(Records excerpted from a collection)

======

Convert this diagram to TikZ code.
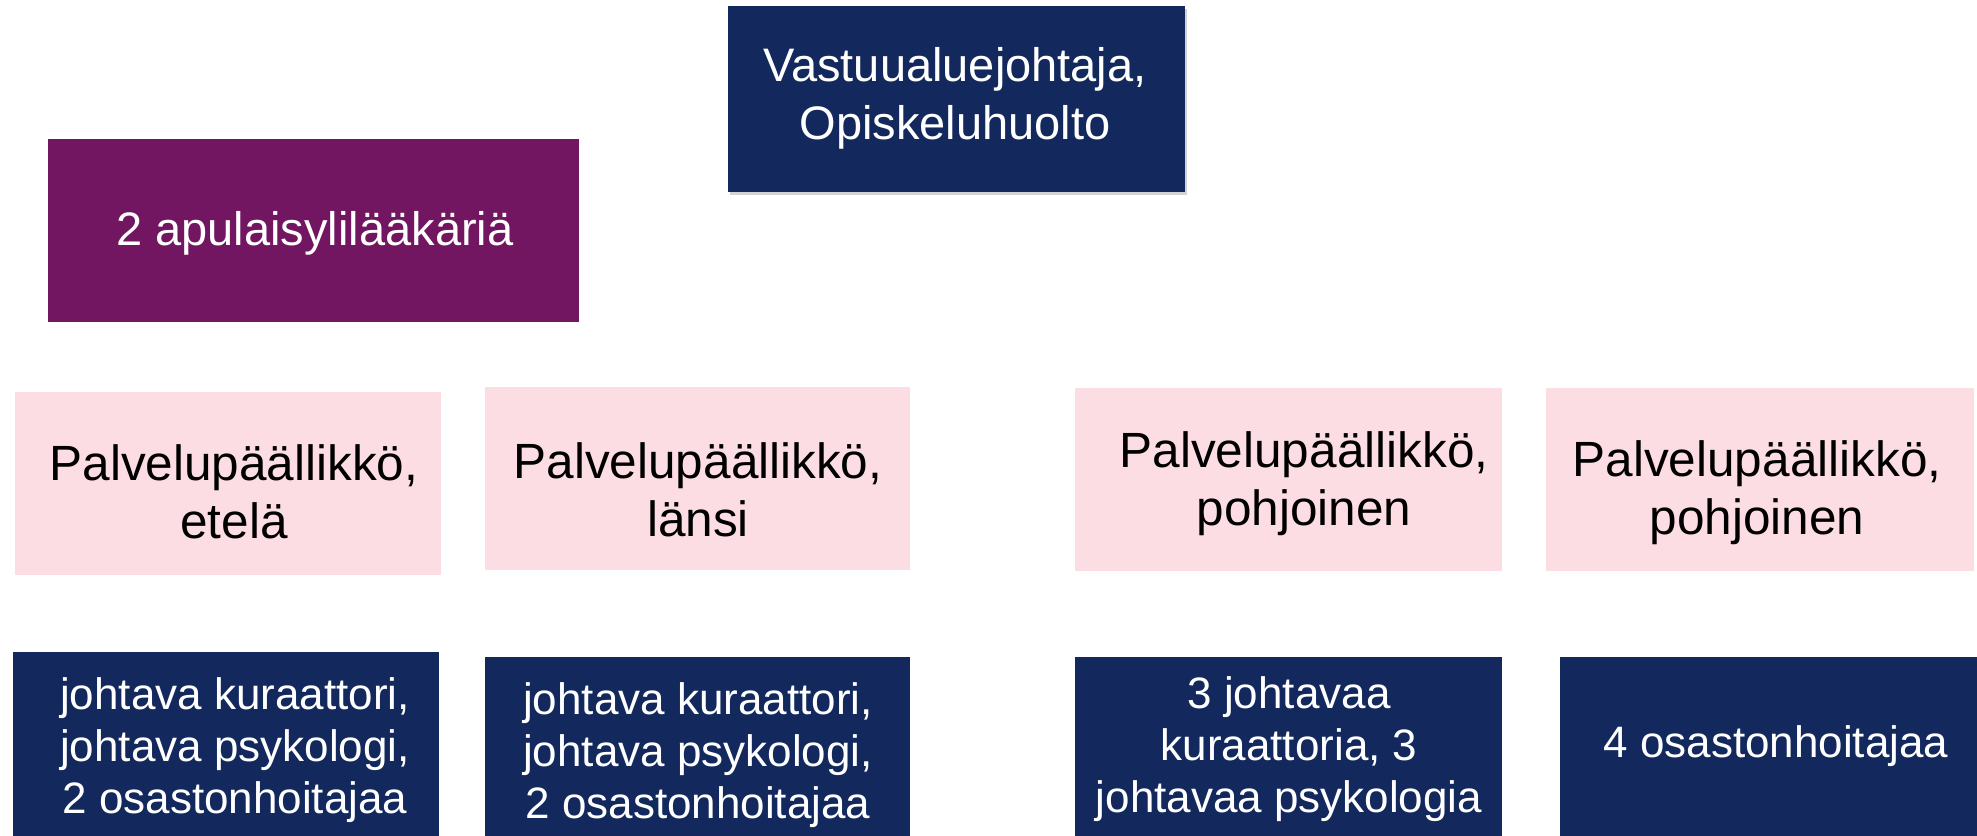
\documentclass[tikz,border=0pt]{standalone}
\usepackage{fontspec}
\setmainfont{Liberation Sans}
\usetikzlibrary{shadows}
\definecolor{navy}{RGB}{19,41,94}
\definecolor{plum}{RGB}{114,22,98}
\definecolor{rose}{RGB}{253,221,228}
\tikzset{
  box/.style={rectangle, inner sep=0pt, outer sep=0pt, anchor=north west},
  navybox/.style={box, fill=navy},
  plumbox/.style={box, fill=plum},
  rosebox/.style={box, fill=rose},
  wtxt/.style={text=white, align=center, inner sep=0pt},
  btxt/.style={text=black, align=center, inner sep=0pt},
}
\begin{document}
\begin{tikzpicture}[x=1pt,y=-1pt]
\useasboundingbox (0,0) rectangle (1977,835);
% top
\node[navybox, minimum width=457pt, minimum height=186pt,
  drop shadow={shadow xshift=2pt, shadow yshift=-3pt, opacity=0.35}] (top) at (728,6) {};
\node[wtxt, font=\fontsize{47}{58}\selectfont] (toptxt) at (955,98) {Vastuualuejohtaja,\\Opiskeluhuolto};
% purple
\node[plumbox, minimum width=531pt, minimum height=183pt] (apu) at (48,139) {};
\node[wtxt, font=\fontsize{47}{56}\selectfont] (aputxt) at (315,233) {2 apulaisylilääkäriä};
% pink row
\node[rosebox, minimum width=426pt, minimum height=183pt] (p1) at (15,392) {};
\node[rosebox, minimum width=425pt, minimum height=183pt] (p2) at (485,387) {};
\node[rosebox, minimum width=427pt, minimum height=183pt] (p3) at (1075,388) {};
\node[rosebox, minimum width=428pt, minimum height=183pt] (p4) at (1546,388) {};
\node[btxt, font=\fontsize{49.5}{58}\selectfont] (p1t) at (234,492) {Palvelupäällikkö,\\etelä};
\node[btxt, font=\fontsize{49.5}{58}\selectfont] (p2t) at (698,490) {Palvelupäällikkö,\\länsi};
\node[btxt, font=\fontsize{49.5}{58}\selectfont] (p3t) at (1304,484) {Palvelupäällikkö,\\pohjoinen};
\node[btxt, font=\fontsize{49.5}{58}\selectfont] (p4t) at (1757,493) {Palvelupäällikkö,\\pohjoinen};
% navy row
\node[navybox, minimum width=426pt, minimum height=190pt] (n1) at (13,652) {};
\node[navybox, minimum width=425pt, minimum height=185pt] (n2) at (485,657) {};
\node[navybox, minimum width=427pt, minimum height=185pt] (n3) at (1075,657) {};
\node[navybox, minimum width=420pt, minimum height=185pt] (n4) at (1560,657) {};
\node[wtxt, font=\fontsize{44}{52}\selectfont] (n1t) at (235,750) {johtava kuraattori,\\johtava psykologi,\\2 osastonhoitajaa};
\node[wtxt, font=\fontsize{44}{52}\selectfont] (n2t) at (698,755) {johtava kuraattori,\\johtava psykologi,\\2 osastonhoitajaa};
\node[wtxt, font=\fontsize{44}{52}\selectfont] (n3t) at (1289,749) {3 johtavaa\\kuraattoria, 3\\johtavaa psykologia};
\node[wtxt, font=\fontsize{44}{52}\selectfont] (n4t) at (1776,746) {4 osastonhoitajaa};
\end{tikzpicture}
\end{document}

======

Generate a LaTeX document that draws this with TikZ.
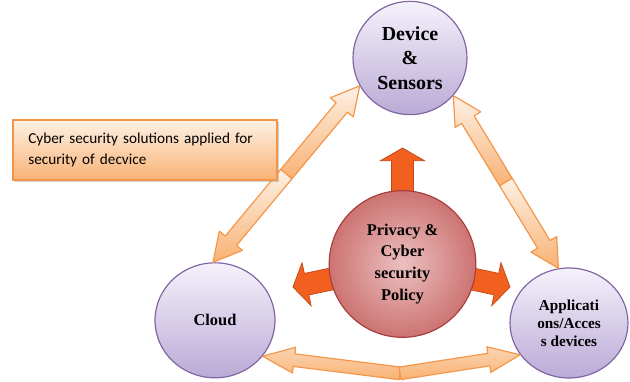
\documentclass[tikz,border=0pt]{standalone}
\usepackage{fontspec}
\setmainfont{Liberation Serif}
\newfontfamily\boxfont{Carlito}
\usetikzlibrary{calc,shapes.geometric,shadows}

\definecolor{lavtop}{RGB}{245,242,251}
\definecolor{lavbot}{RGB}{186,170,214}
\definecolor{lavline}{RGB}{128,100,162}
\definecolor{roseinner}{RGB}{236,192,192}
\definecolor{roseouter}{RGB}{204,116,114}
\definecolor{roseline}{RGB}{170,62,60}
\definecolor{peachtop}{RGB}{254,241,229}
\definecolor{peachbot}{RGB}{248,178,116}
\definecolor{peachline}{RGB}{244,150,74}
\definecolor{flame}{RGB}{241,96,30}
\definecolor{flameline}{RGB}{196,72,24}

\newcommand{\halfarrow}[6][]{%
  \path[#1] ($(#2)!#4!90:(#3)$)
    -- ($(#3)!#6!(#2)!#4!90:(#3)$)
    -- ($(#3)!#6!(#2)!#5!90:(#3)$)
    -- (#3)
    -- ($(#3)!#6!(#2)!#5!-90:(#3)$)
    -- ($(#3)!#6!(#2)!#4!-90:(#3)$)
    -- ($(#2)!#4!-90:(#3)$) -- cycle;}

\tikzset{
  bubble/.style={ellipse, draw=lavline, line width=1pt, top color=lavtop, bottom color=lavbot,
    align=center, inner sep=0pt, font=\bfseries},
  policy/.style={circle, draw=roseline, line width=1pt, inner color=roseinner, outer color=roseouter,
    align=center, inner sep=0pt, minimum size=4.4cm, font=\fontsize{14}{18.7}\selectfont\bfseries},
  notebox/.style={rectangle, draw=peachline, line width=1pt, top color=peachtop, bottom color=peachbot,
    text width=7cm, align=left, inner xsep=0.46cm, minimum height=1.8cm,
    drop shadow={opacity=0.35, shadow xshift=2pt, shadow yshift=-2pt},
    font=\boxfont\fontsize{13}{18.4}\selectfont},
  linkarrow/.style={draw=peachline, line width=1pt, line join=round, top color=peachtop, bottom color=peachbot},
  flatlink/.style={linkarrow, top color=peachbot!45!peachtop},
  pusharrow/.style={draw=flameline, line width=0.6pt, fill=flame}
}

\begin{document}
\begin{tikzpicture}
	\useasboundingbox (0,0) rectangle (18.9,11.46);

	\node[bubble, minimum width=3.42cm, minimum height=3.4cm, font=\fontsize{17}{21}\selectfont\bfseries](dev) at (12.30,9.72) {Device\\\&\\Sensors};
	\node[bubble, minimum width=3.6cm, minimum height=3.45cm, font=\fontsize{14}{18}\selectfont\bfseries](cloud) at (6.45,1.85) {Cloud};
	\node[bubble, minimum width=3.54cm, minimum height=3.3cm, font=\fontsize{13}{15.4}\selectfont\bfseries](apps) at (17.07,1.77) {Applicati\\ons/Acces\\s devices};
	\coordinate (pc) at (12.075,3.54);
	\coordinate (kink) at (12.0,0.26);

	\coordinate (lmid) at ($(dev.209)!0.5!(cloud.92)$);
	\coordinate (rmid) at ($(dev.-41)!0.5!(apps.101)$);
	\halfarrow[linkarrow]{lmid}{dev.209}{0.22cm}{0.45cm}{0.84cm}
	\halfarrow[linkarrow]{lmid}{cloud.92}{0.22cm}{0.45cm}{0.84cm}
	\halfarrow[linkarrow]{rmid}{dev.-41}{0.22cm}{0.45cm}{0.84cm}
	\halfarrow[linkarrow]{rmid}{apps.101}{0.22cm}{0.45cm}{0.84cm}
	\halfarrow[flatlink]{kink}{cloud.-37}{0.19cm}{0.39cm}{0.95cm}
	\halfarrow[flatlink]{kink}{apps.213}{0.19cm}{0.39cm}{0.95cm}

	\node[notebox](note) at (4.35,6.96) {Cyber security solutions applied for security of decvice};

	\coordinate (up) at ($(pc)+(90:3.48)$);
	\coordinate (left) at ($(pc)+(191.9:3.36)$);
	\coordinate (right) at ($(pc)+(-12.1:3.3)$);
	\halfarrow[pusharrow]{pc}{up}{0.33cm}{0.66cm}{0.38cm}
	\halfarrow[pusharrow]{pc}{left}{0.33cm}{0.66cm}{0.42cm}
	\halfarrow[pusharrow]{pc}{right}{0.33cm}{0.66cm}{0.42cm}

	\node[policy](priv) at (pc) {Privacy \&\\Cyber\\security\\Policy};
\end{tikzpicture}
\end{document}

======

- **Work to be completed**
In the material above, show every line where the word "this" turns up.

- **Solved problem**
Convert this diagram to TikZ code.
Generate a LaTeX document that draws this with TikZ.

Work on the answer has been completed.